# Elmsford, NY 3yr old M extremely handsome



## CampPappy (Sep 10, 2007)

I am crossposting this. I have no additional info on this dog. This is the email I received:

Hi! I'm a volunteer at Pets Alive Westchester (http://www.petsalivewest.org), a No Kill animal shelter in Elmsford (Westchester County), NY.

Recently we had an animal come into the shelter named Duke, a 3 y/o purebred GSD. You can see his Petfinder listing here:
http://www.petfinder.com/petdetail/10527554

Duke is a great dog, and I've come to care about him very much. He's not doing well in a kennel environment - it makes him very nervous, and he longs for more human contact. We have several volunteers who love him and try to get him out as much as we can, but he would be so much better off in a foster home. He is healthy and active. The only issue that I know of right now is that he does not like it when strangers approach him when he's on leash - anyone can go in with him when he's not on leash. Just a little protective of his people.
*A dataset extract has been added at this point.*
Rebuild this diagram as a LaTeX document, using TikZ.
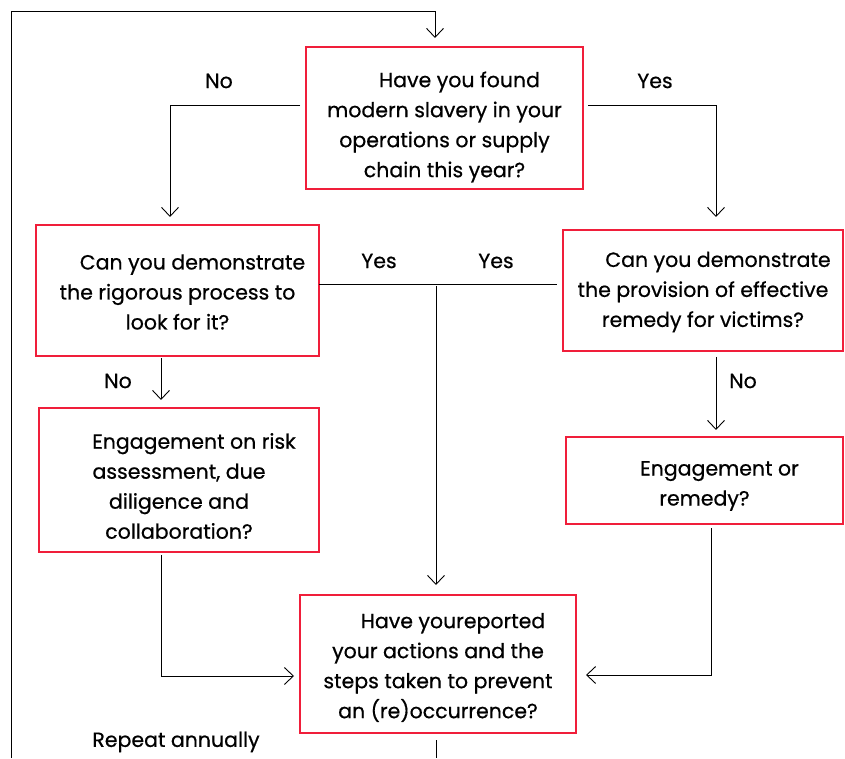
\documentclass[tikz,border=0pt]{standalone}
\usepackage{fontspec}
\setmainfont{Poppins}[FakeBold=0.6,AutoFakeBold=0.6]
\usetikzlibrary{arrows.meta}
\definecolor{boxred}{RGB}{240,30,58}
\begin{document}
\begin{tikzpicture}[x=1pt,y=1pt,
  qbox/.style={draw=boxred,line width=2.2pt,minimum width=#1,inner sep=0pt},
  qtext/.style={align=center,font=\fontsize{20.5}{30}\selectfont\bfseries,inner sep=0pt},
  lbl/.style={font=\fontsize{20.5}{30}\selectfont\bfseries,inner sep=0pt},
  conn/.style={draw=black,line width=0.9pt},
  arr/.style={conn,-{Straight Barb[length=9pt,width=17pt,line width=0.9pt]}}]
\useasboundingbox (0,0) rectangle (845,758);
% boxes
\node[qbox=277pt,minimum height=142pt] (A) at (444.5,640) {};
\node[qtext] (tA) at (444.5,631) {\hspace*{30pt}Have you found\\modern slavery in your\\operations or supply\\chain this year?};
\node[qbox=283pt,minimum height=131pt] (B) at (177.5,467.5) {};
\node[qtext] (tB) at (177.5,466) {\hspace*{30pt}Can you demonstrate\\the rigorous process to\\look for it?};
\node[qbox=280pt,minimum height=121pt] (C) at (703,467.5) {};
\node[qtext] (tC) at (703,466) {\hspace*{30pt}Can you demonstrate\\the provision of effective\\remedy for victims?};
\node[qbox=280pt,minimum height=144pt] (D) at (179,278) {};
\node[qtext] (tD) at (179,272) {\hspace*{30pt}Engagement on risk\\assessment, due\\diligence and\\collaboration?};
\node[qbox=277pt,minimum height=87pt] (E) at (704.5,277.5) {};
\node[qtext] (tE) at (704.5,272) {\hspace*{30pt}Engagement or\\remedy?};
\node[qbox=276pt,minimum height=138pt] (F) at (438,94) {};
\node[qtext] (tF) at (438,90.5) {\hspace*{30pt}Have youreported\\your actions and the\\steps taken to prevent\\an (re)occurrence?};
% labels
\node[lbl] (l1) at (219,677) {No};
\node[lbl] (l2) at (655,677) {Yes};
\node[lbl] (l3) at (379,497) {Yes};
\node[lbl] (l4) at (496,497) {Yes};
\node[lbl] (l5) at (118,377) {No};
\node[lbl] (l6) at (743,377) {No};
\node[lbl] (l7) at (176,16) {Repeat annually};
% coordinates
\coordinate (loopS) at (11,0);
\coordinate (loopT) at (435,720);
\coordinate (aL) at (300,653);
\coordinate (bT) at (170,541);
\coordinate (aR) at (588,653);
\coordinate (cT) at (716,541);
\coordinate (yL) at (319,474);
\coordinate (yR) at (557,474);
\coordinate (yM) at (436,472);
\coordinate (fT) at (436,173);
\coordinate (bB) at (161,400);
\coordinate (dT) at (161,358);
\coordinate (cB) at (716,401);
\coordinate (eT) at (716,328);
\coordinate (dB) at (161,203);
\coordinate (fL) at (294,82);
\coordinate (eB) at (711,230);
\coordinate (fR) at (586,83);
\coordinate (fB) at (436,18);
\coordinate (fE) at (436,0);
% connectors
\draw[arr] (loopS) |- (435,747) -- (loopT);
\draw[arr] (aL) -| (bT);
\draw[arr] (aR) -| (cT);
\draw[conn] (yL) -- (yR);
\draw[arr] (yM) -- (fT);
\draw[arr] (bB) -- (dT);
\draw[arr] (cB) -- (eT);
\draw[arr] (dB) |- (fL);
\draw[arr] (eB) |- (fR);
\draw[conn] (fB) -- (fE);
\end{tikzpicture}
\end{document}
If there's any way you can help with Duke, please let me know - I can get for you any information you want. Thanks so much.
*contact: **[email protected]*











​


----------



## CampPappy (Sep 10, 2007)

Typo challenged...LOL
That should read ElmsFORD, NY.


----------



## chris1o4 (Aug 22, 2011)

friendly with other dogs?


----------



## gsdraven (Jul 8, 2009)

CampPappy said:


> Typo challenged...LOL
> That should read ElmsFORD, NY.


Fixed 



chris1o4 said:


> friendly with other dogs?


You'll have to email the contact listed. The OP is just cross posting.

*contact: **[email protected]*


----------



## Anja1Blue (Feb 27, 2008)

Says he's in a No-Kill shelter - should he be moved to Non-Urgent?
_________________________________________
Susan

Anja SchH3 GSD
Conor GSD
Blue BH WH T1 GSD - waiting at the Bridge :angel:


----------



## msvette2u (Mar 20, 2006)

He's deteriorating in the kennels...typical of GSDs it seems :-\


----------